Many one-star reviews make no literary judgments. Witness this short but not sweet doozy concerning FLESH & BONES:
“I did not order this book.“
Fair enough, but I didn’t send it to you! Then there’s this brief put-down of THE DEEP BLUE ALIBI:
“There are no hummingbirds in Germany.”
Fine. There also are no hummingbirds in THE DEEP BLUE ALIBI, which is set in the Florida Keys and was nominated for an Edgar Allan Poe award.
Some readers take the time for actual literary criticism. This reader gave one star to TO SPEAK FOR THE DEAD, the first of the Jake Lassiter series:
“The book is ludicrous and with a completely unlikable so-called hero.”
Whoa, that’s my meal ticket you’re talking about! She goes on:
“I also read three of Levine’s Solomon and Lord books and they got steadily worse. I give up on this guy. He not only writes badly, I’d say he needs a shrink.”
That upset me so much, I had to tell my shrink.
Another reader of TO SPEAK FOR THE DEAD also questioned my mental state in this one-star put-down:
“Maybe 25 pages worth reading. The rest just stupid people and porn. Had me wondering if the author was a sex addict. Disgusting!”
Okay, so there are some bedroom hijinks, but “porn” is a little strong. The story is about a surgeon who’s having an affair with his patient’s wife. The patient dies suspiciously following surgery, and the surgeon and widow continue to get it on. The book is loosely based on a famous Florida murder trial that, like the bar girls’ case, had some titillating courtroom testimony.
Am I being too thin-skinned? Should I toughen up? Every author gets slammed. There are more than 200 one-star reviews of TO KILL A MOCKINGBIRD, including this little ditty:
“Gives little, if any, guidance on the killing of mockingbirds. False advertising.”
Okay, that may be tongue-in-cheek, but here’s an apparently serious, punctuation-free, stream-of-consciousness one-star review of the Harper Lee classic:
“It was terrible I didn’t like it at all i was so bored and stressed reading this awful book ugh”
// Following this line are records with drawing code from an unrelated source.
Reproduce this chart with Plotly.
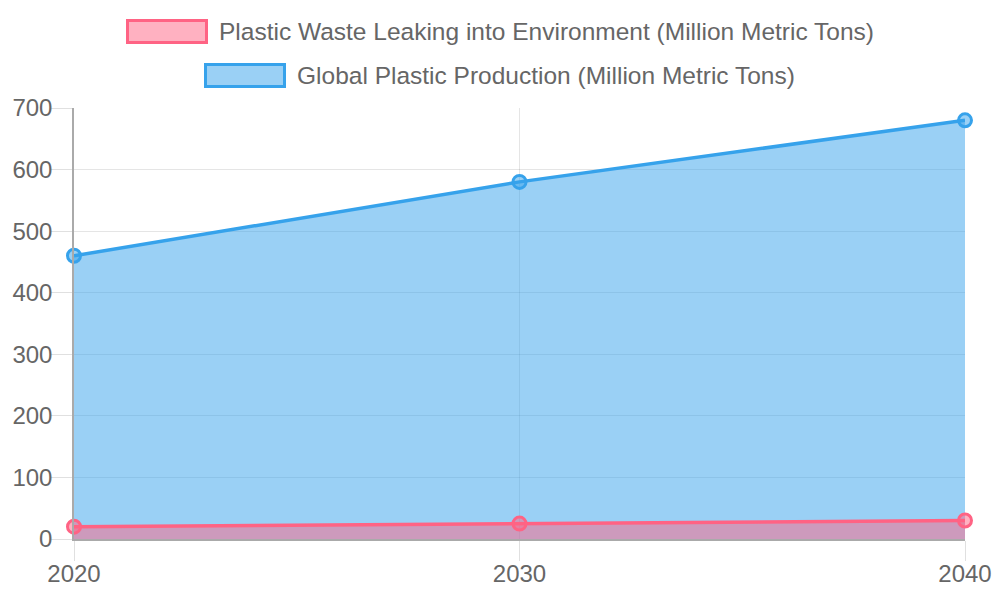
import plotly.graph_objects as go

years = [2020, 2030, 2040]
production = [460, 580, 680]
leakage = [20, 25, 30]
series_names = [
    "Plastic Waste Leaking into Environment (Million Metric Tons)",
    "Global Plastic Production (Million Metric Tons)",
]
y_ticks = [0, 100, 200, 300, 400, 500, 600, 700]

PINK = "rgb(255,99,132)"
PINK_FILL = "rgba(255,99,132,0.5)"
BLUE = "rgb(54,162,235)"
BLUE_FILL = "rgba(54,162,235,0.5)"
FONT = "Liberation Sans, Arial, sans-serif"
GRAY = "#666666"
GRID = "rgba(0,0,0,0.1)"

W, H = 1000, 600
L, R, T, B = 74, 35, 108, 61
PW, PH = W - L - R, H - T - B


def px_x(px):
    return (px - L) / PW


def px_y(py):
    return (H - B - py) / PH


fig = go.Figure()
fig.add_trace(go.Scatter(
    x=years, y=production, mode="lines+markers", fill="tozeroy",
    fillcolor=BLUE_FILL, line=dict(color=BLUE, width=3.5),
    marker=dict(size=13, color=BLUE_FILL, line=dict(color=BLUE, width=3)),
    name=series_names[1], showlegend=False, cliponaxis=False,
))
fig.add_trace(go.Scatter(
    x=years, y=leakage, mode="lines+markers", fill="tozeroy",
    fillcolor=PINK_FILL, line=dict(color=PINK, width=3.5),
    marker=dict(size=13, color=PINK_FILL, line=dict(color=PINK, width=3)),
    name=series_names[0], showlegend=False, cliponaxis=False,
))

# manual legend (Chart.js style, centered rows)
legend_items = [
    (series_names[0], PINK, PINK_FILL, 126, 19, 44),
    (series_names[1], BLUE, BLUE_FILL, 204, 63, 88),
]
shapes = []
annotations = []
for name, lc, fc, x0, y0, y1 in legend_items:
    shapes.append(dict(
        type="rect", xref="paper", yref="paper",
        x0=px_x(x0 + 1.5), x1=px_x(x0 + 80.5), y0=px_y(y1 - 1.5), y1=px_y(y0 + 1.5),
        line=dict(color=lc, width=3), fillcolor=fc, layer="above",
    ))
    annotations.append(dict(
        xref="paper", yref="paper", x=px_x(x0 + 91), y=px_y((y0 + y1) / 2),
        xanchor="left", yanchor="middle", text=name, showarrow=False,
        font=dict(family=FONT, size=24.5, color=GRAY),
    ))

fig.update_layout(
    width=W, height=H,
    margin=dict(l=L, r=R, t=T, b=B, pad=0, autoexpand=False),
    paper_bgcolor="white", plot_bgcolor="white",
    showlegend=False,
    shapes=shapes, annotations=annotations,
    font=dict(family=FONT, size=24, color=GRAY),
)
fig.update_xaxes(
    range=[2020, 2040], tickvals=years, ticktext=[str(y) for y in years],
    automargin=False,
    showgrid=True, gridcolor=GRID, gridwidth=1,
    zeroline=False, showline=True, linecolor="#aaaaaa", linewidth=1.5,
    ticks="outside", ticklen=20, tickcolor="#e0e0e0", tickwidth=1,
    ticklabelstandoff=-8,
    tickfont=dict(family=FONT, size=24, color=GRAY),
)
fig.update_yaxes(
    range=[0, 700], tickvals=y_ticks,
    automargin=False,
    showgrid=True, gridcolor=GRID, gridwidth=1,
    zeroline=False, showline=True, linecolor="#aaaaaa", linewidth=1.5,
    ticks="outside", ticklen=21, tickcolor="#e0e0e0", tickwidth=1,
    ticklabelstandoff=-6,
    tickfont=dict(family=FONT, size=24, color=GRAY),
)

fig.write_html("out.html")
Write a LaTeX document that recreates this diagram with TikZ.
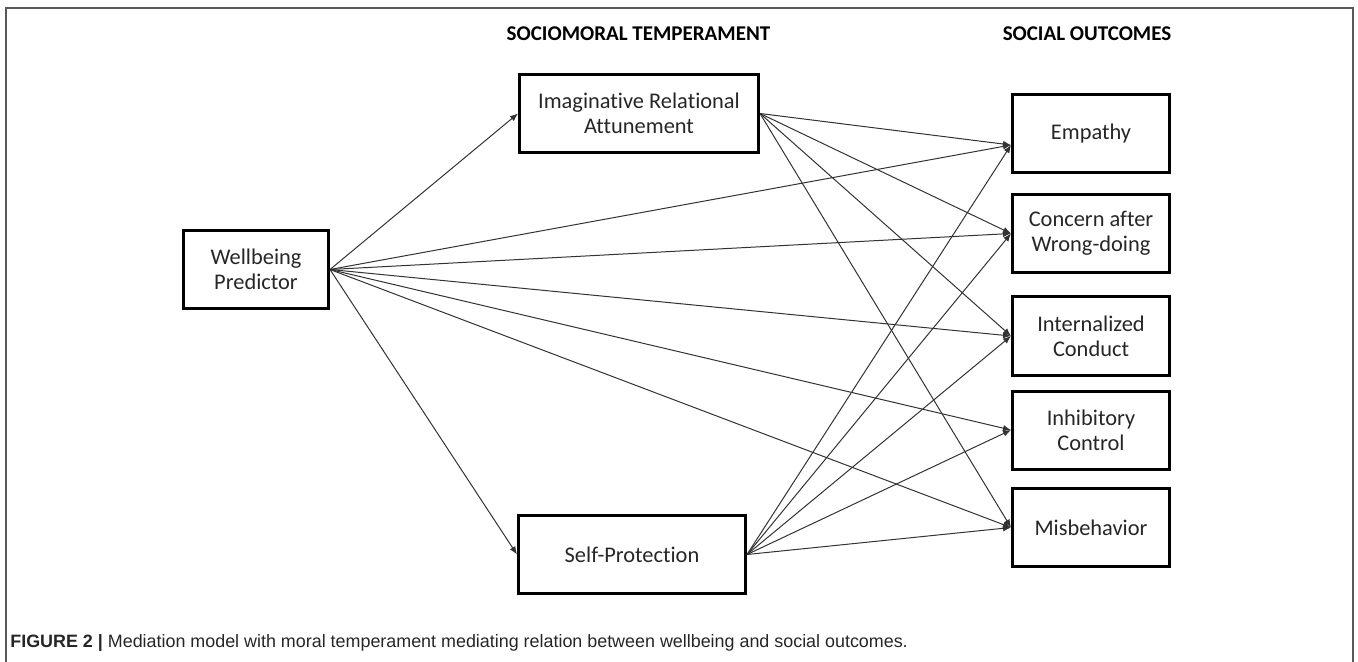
\documentclass[tikz,border=0pt]{standalone}
\usepackage{fontspec}
\setmainfont{Carlito}[Ligatures=CommonOff]
\newfontfamily\capfont{Liberation Sans}
\usetikzlibrary{calc, arrows.meta}

\begin{document}
\begin{tikzpicture}[x=0.5pt, y=-0.5pt, >={Latex[length=4pt, width=3.2pt]},
  box/.style={draw, line width=1.5pt, inner sep=0pt, align=center,
    text=black!85, font=\fontsize{11.2}{12.5}\selectfont},
  link/.style={->, line width=0.5pt, draw=black!80},
  head/.style={font=\fontsize{10.5}{12}\selectfont\bfseries}]
  \useasboundingbox (0,0) rectangle (1358,662);
  \draw [line width=0.75pt, black!65] (6,662) -- (6,8) -- (1353,8) -- (1353,662);
  % column titles
  \node (headsm) at (638.5,33.5) [head] {SOCIOMORAL TEMPERAMENT};
  \node (headso) at (1087,33.5) [head] {SOCIAL OUTCOMES};
  % predictor and mediators
  \node (well) at (256,269.5) [box, minimum width=72.5pt, minimum height=39pt] {Wellbeing\\Predictor};
  \node (ira) at (639,113.5) [box, minimum width=119.5pt, minimum height=39pt] {Imaginative Relational\\Attunement};
  \node (self) at (632,554.5) [box, minimum width=113.5pt, minimum height=39pt] {Self-Protection};
  % outcomes
  \node (emp) at (1091,133.5) [box, minimum width=78.5pt, minimum height=39pt] {Empathy};
  \node (con) at (1091,233.5) [box, minimum width=78.5pt, minimum height=39pt] {Concern after\\Wrong-doing};
  \node (int) at (1091,336) [box, minimum width=78.5pt, minimum height=39pt] {Internalized\\Conduct};
  \node (inh) at (1091,430) [box, minimum width=78.5pt, minimum height=39pt] {Inhibitory\\Control};
  \node (mis) at (1091,527.5) [box, minimum width=78.5pt, minimum height=39pt] {Misbehavior};
  \coordinate (empin) at ([yshift=-5.75pt]emp.west);
  % paths
  \draw [link] (well.east) -- (ira.west);
  \draw [link] (well.east) -- (self.west);
  \foreach \o in {empin, con.west, int.west, inh.west, mis.west}
    \draw [link] (well.east) -- (\o);
  \foreach \o in {empin, con.west, int.west, mis.west}
    \draw [link] (ira.east) -- (\o);
  \foreach \o in {empin, con.west, int.west, inh.west, mis.west}
    \draw [link] (self.east) -- (\o);
  % caption
  \node (cap) at (10,643) [anchor=west, inner sep=0pt, font=\capfont\fontsize{8.95}{10}\selectfont, text=black!85]
    {\textbf{FIGURE 2 |} Mediation model with moral temperament mediating relation between wellbeing and social outcomes.};
\end{tikzpicture}
\end{document}
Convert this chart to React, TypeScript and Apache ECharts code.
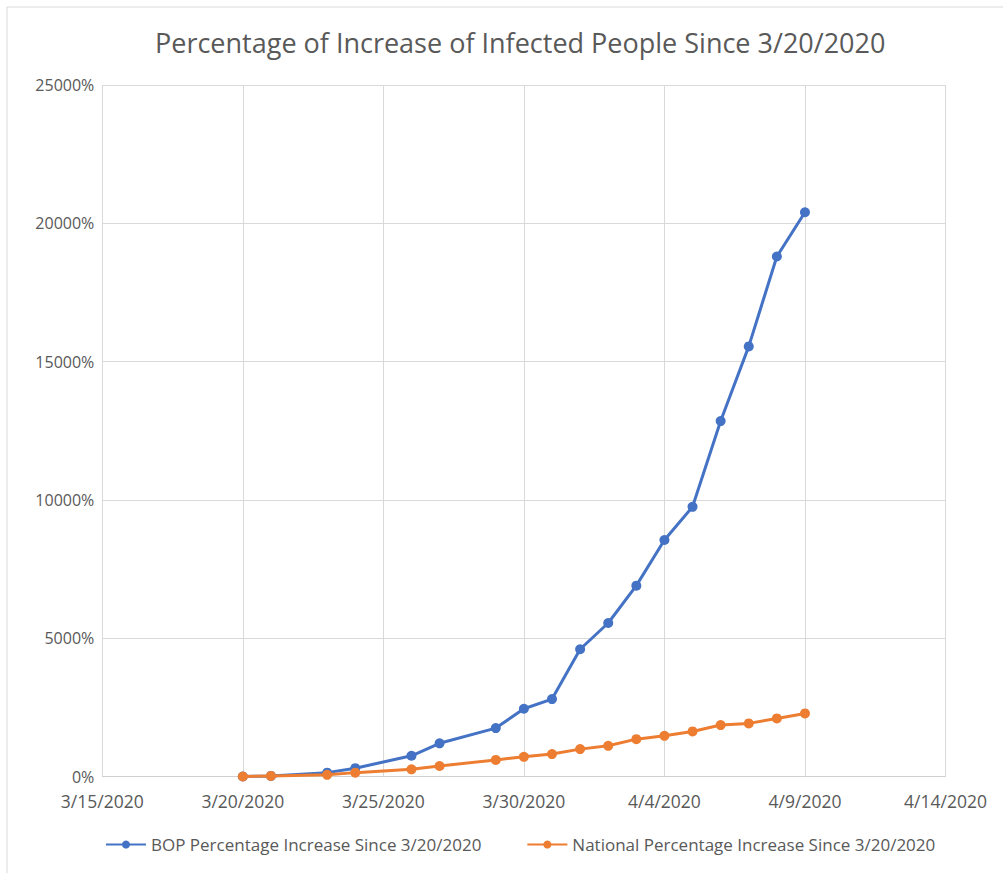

It’s sometimes said that there are no wrong opinions, but facts are indisputable. Here’s a reader’s curt analysis of FALSE DAWN:
“One of the longest books ever.”
Hmm, the hardcover was 303 pages, about one-fourth the length of WAR AND PEACE. This reader would have given Tolstoy one star: “He should have stopped with WAR and saved PEACE for the sequel.” But maybe my book only seemed long, which means it’s my fault. Maybe I should write shorter books. Then again, when I wrote LAST CHANCE LASSITER, a 25,000 word novella, I got a blistering review under the headline:
“More like Lassiter Light.”
My two most recent books are BUM LUCK, which has 92% four and five star reviews, and BUM DEAL, which has 96% and garnered a starred review in Publishers Weekly. Now get this: neither has a one-star review.
But wait a second. Those books will be on Amazon long after Jake Lassiter tosses his briefcase into Biscayne Bay and long after I’m gone. So strike my earlier comment. I should have said: neither book has received a one-star review…yet. It’s only a matter of time.